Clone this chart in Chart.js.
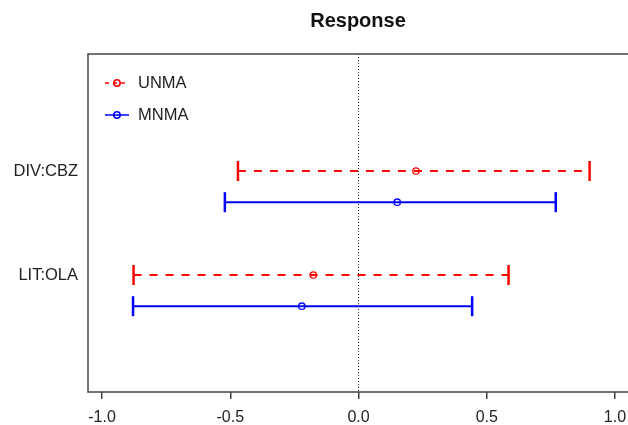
<!DOCTYPE html>
<html>
<head>
<meta charset="utf-8">
<script src="https://cdn.jsdelivr.net/npm/chart.js@4/dist/chart.umd.min.js"></script>
<style>
  html, body { margin: 0; padding: 0; background: #fff; overflow: hidden; }
  canvas { display: block; }
</style>
</head>
<body>
<canvas id="grafico" width="628" height="425" style="width:628px;height:425px"></canvas>
<script>
// datos
const categorias = ["DIV:CBZ", "LIT:OLA"];
const series = ["UNMA", "MNMA"];
const unmaEst = [0.224, -0.176];
const unmaLo = [-0.470, -0.877];
const unmaHi = [0.901, 0.585];
const mnmaEst = [0.151, -0.221];
const mnmaLo = [-0.521, -0.879];
const mnmaHi = [0.769, 0.443];
const xTicks = [-1.0, -0.5, 0.0, 0.5, 1.0];
const titulo = "Response";

const FUENTE = "Arial, 'Liberation Sans', sans-serif";
const colores = { UNMA: "#ff0000", MNMA: "#0000ff" };
const desplazamiento = { UNMA: 0, MNMA: 0.3 }; // separacion vertical dentro del grupo

function intervalos(nombre, lo, hi, est) {
  const ds = [];
  categorias.forEach((c, i) => {
    const y = i + 1 + desplazamiento[nombre];
    ds.push({
      type: "line",
      data: [{ x: lo[i], y: y }, { x: hi[i], y: y }],
      borderColor: colores[nombre],
      borderWidth: 2,
      borderDash: nombre === "UNMA" ? [8, 8] : [],
      pointStyle: "line",
      pointRotation: 90,
      pointRadius: 10,
      pointBorderWidth: 2.5,
      pointBorderColor: colores[nombre],
      pointHoverRadius: 10,
    });
    ds.push({
      type: "scatter",
      data: [{ x: est[i], y: y }],
      borderColor: colores[nombre],
      backgroundColor: "transparent",
      pointRadius: 3.2,
      pointBorderWidth: 1.3,
    });
  });
  return ds;
}

// caja del grafico (el borde derecho queda fuera de la imagen), linea punteada en cero y leyenda
const extras = {
  id: "extras",
  beforeDatasetsDraw(chart) {
    const { ctx, chartArea: a, scales } = chart;
    const x0 = scales.x.getPixelForValue(0);
    ctx.save();
    ctx.strokeStyle = "#222";
    ctx.lineWidth = 1;
    ctx.setLineDash([1, 2]);
    ctx.beginPath();
    ctx.moveTo(x0, a.top);
    ctx.lineTo(x0, a.bottom);
    ctx.stroke();
    ctx.restore();
  },
  afterDraw(chart) {
    const { ctx, chartArea: a } = chart;
    ctx.save();
    ctx.strokeStyle = "#444";
    ctx.lineWidth = 1.5;
    ctx.beginPath();
    ctx.moveTo(a.right + 5, a.top);
    ctx.lineTo(a.left, a.top);
    ctx.lineTo(a.left, a.bottom);
    ctx.lineTo(a.right + 5, a.bottom);
    ctx.stroke();

    // leyenda
    const ys = [83, 115];
    series.forEach((s, i) => {
      const y = ys[i];
      ctx.strokeStyle = colores[s];
      ctx.lineWidth = 1.5;
      ctx.setLineDash(s === "UNMA" ? [4, 4] : []);
      ctx.beginPath();
      ctx.moveTo(105, y);
      ctx.lineTo(129, y);
      ctx.stroke();
      ctx.setLineDash([]);
      ctx.beginPath();
      ctx.arc(117, y, 3.2, 0, Math.PI * 2);
      ctx.stroke();
      ctx.fillStyle = "#222";
      ctx.font = "16.5px " + FUENTE;
      ctx.textBaseline = "middle";
      ctx.textAlign = "left";
      ctx.fillText(s, 138, y);
    });
    ctx.restore();
  },
};

const ctx = document.getElementById("grafico").getContext("2d");
const grafico = new Chart(ctx, {
  data: {
    datasets: [
      ...intervalos("UNMA", unmaLo, unmaHi, unmaEst),
      ...intervalos("MNMA", mnmaLo, mnmaHi, mnmaEst),
    ],
  },
  options: {
    responsive: false,
    animation: false,
    devicePixelRatio: 1,
    layout: { autoPadding: false, padding: 0 },
    plugins: {
      legend: { display: false },
      tooltip: { enabled: false },
      title: {
        display: true,
        text: titulo,
        fullSize: false,
        color: "#111",
        font: { family: FUENTE, size: 20, weight: "bold", lineHeight: 1.2 },
        padding: { top: 9, bottom: 21 },
      },
    },
    scales: {
      x: {
        type: "linear",
        min: -1.0546,
        max: 1.0507,
        afterBuildTicks: (eje) => { eje.ticks = xTicks.map((v) => ({ value: v })); },
        afterFit: (eje) => {
          eje.height = 33;
          eje.paddingLeft = 0;
          eje.paddingRight = 0;
        },
        border: { display: false },
        grid: {
          display: true,
          drawOnChartArea: false,
          drawTicks: true,
          tickLength: 7,
          color: "#444",
          lineWidth: 1.5,
        },
        ticks: {
          autoSkip: false,
          maxRotation: 0,
          padding: 9,
          color: "#222",
          font: { family: FUENTE, size: 16 },
          callback: (v) => v.toFixed(1),
        },
      },
      y: {
        type: "linear",
        reverse: true,
        min: -0.125,
        max: 3.125,
        afterBuildTicks: (eje) => { eje.ticks = categorias.map((c, i) => ({ value: i + 1 })); },
        afterFit: (eje) => { eje.width = 88; },
        border: { display: false },
        grid: { display: false, drawTicks: false },
        ticks: {
          padding: 10,
          color: "#222",
          font: { family: FUENTE, size: 16.5 },
          callback: (v) => categorias[v - 1],
        },
      },
    },
  },
  plugins: [extras],
});
</script>
</body>
</html>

→ SET TASK:
Print each line of the material above exactly, with the pictures removed from your copy.

→ RESPONSE BELOW:
Clone this chart in Chart.js.
<!DOCTYPE html>
<html>
<head>
<meta charset="utf-8">
<script src="https://cdn.jsdelivr.net/npm/chart.js@4/dist/chart.umd.min.js"></script>
<style>
  html, body { margin: 0; padding: 0; background: #fff; overflow: hidden; }
  canvas { display: block; }
</style>
</head>
<body>
<canvas id="grafico" width="628" height="425" style="width:628px;height:425px"></canvas>
<script>
// datos
const categorias = ["DIV:CBZ", "LIT:OLA"];
const series = ["UNMA", "MNMA"];
const unmaEst = [0.224, -0.176];
const unmaLo = [-0.470, -0.877];
const unmaHi = [0.901, 0.585];
const mnmaEst = [0.151, -0.221];
const mnmaLo = [-0.521, -0.879];
const mnmaHi = [0.769, 0.443];
const xTicks = [-1.0, -0.5, 0.0, 0.5, 1.0];
const titulo = "Response";

const FUENTE = "Arial, 'Liberation Sans', sans-serif";
const colores = { UNMA: "#ff0000", MNMA: "#0000ff" };
const desplazamiento = { UNMA: 0, MNMA: 0.3 }; // separacion vertical dentro del grupo

function intervalos(nombre, lo, hi, est) {
  const ds = [];
  categorias.forEach((c, i) => {
    const y = i + 1 + desplazamiento[nombre];
    ds.push({
      type: "line",
      data: [{ x: lo[i], y: y }, { x: hi[i], y: y }],
      borderColor: colores[nombre],
      borderWidth: 2,
      borderDash: nombre === "UNMA" ? [8, 8] : [],
      pointStyle: "line",
      pointRotation: 90,
      pointRadius: 10,
      pointBorderWidth: 2.5,
      pointBorderColor: colores[nombre],
      pointHoverRadius: 10,
    });
    ds.push({
      type: "scatter",
      data: [{ x: est[i], y: y }],
      borderColor: colores[nombre],
      backgroundColor: "transparent",
      pointRadius: 3.2,
      pointBorderWidth: 1.3,
    });
  });
  return ds;
}

// caja del grafico (el borde derecho queda fuera de la imagen), linea punteada en cero y leyenda
const extras = {
  id: "extras",
  beforeDatasetsDraw(chart) {
    const { ctx, chartArea: a, scales } = chart;
    const x0 = scales.x.getPixelForValue(0);
    ctx.save();
    ctx.strokeStyle = "#222";
    ctx.lineWidth = 1;
    ctx.setLineDash([1, 2]);
    ctx.beginPath();
    ctx.moveTo(x0, a.top);
    ctx.lineTo(x0, a.bottom);
    ctx.stroke();
    ctx.restore();
  },
  afterDraw(chart) {
    const { ctx, chartArea: a } = chart;
    ctx.save();
    ctx.strokeStyle = "#444";
    ctx.lineWidth = 1.5;
    ctx.beginPath();
    ctx.moveTo(a.right + 5, a.top);
    ctx.lineTo(a.left, a.top);
    ctx.lineTo(a.left, a.bottom);
    ctx.lineTo(a.right + 5, a.bottom);
    ctx.stroke();

    // leyenda
    const ys = [83, 115];
    series.forEach((s, i) => {
      const y = ys[i];
      ctx.strokeStyle = colores[s];
      ctx.lineWidth = 1.5;
      ctx.setLineDash(s === "UNMA" ? [4, 4] : []);
      ctx.beginPath();
      ctx.moveTo(105, y);
      ctx.lineTo(129, y);
      ctx.stroke();
      ctx.setLineDash([]);
      ctx.beginPath();
      ctx.arc(117, y, 3.2, 0, Math.PI * 2);
      ctx.stroke();
      ctx.fillStyle = "#222";
      ctx.font = "16.5px " + FUENTE;
      ctx.textBaseline = "middle";
      ctx.textAlign = "left";
      ctx.fillText(s, 138, y);
    });
    ctx.restore();
  },
};

const ctx = document.getElementById("grafico").getContext("2d");
const grafico = new Chart(ctx, {
  data: {
    datasets: [
      ...intervalos("UNMA", unmaLo, unmaHi, unmaEst),
      ...intervalos("MNMA", mnmaLo, mnmaHi, mnmaEst),
    ],
  },
  options: {
    responsive: false,
    animation: false,
    devicePixelRatio: 1,
    layout: { autoPadding: false, padding: 0 },
    plugins: {
      legend: { display: false },
      tooltip: { enabled: false },
      title: {
        display: true,
        text: titulo,
        fullSize: false,
        color: "#111",
        font: { family: FUENTE, size: 20, weight: "bold", lineHeight: 1.2 },
        padding: { top: 9, bottom: 21 },
      },
    },
    scales: {
      x: {
        type: "linear",
        min: -1.0546,
        max: 1.0507,
        afterBuildTicks: (eje) => { eje.ticks = xTicks.map((v) => ({ value: v })); },
        afterFit: (eje) => {
          eje.height = 33;
          eje.paddingLeft = 0;
          eje.paddingRight = 0;
        },
        border: { display: false },
        grid: {
          display: true,
          drawOnChartArea: false,
          drawTicks: true,
          tickLength: 7,
          color: "#444",
          lineWidth: 1.5,
        },
        ticks: {
          autoSkip: false,
          maxRotation: 0,
          padding: 9,
          color: "#222",
          font: { family: FUENTE, size: 16 },
          callback: (v) => v.toFixed(1),
        },
      },
      y: {
        type: "linear",
        reverse: true,
        min: -0.125,
        max: 3.125,
        afterBuildTicks: (eje) => { eje.ticks = categorias.map((c, i) => ({ value: i + 1 })); },
        afterFit: (eje) => { eje.width = 88; },
        border: { display: false },
        grid: { display: false, drawTicks: false },
        ticks: {
          padding: 10,
          color: "#222",
          font: { family: FUENTE, size: 16.5 },
          callback: (v) => categorias[v - 1],
        },
      },
    },
  },
  plugins: [extras],
});
</script>
</body>
</html>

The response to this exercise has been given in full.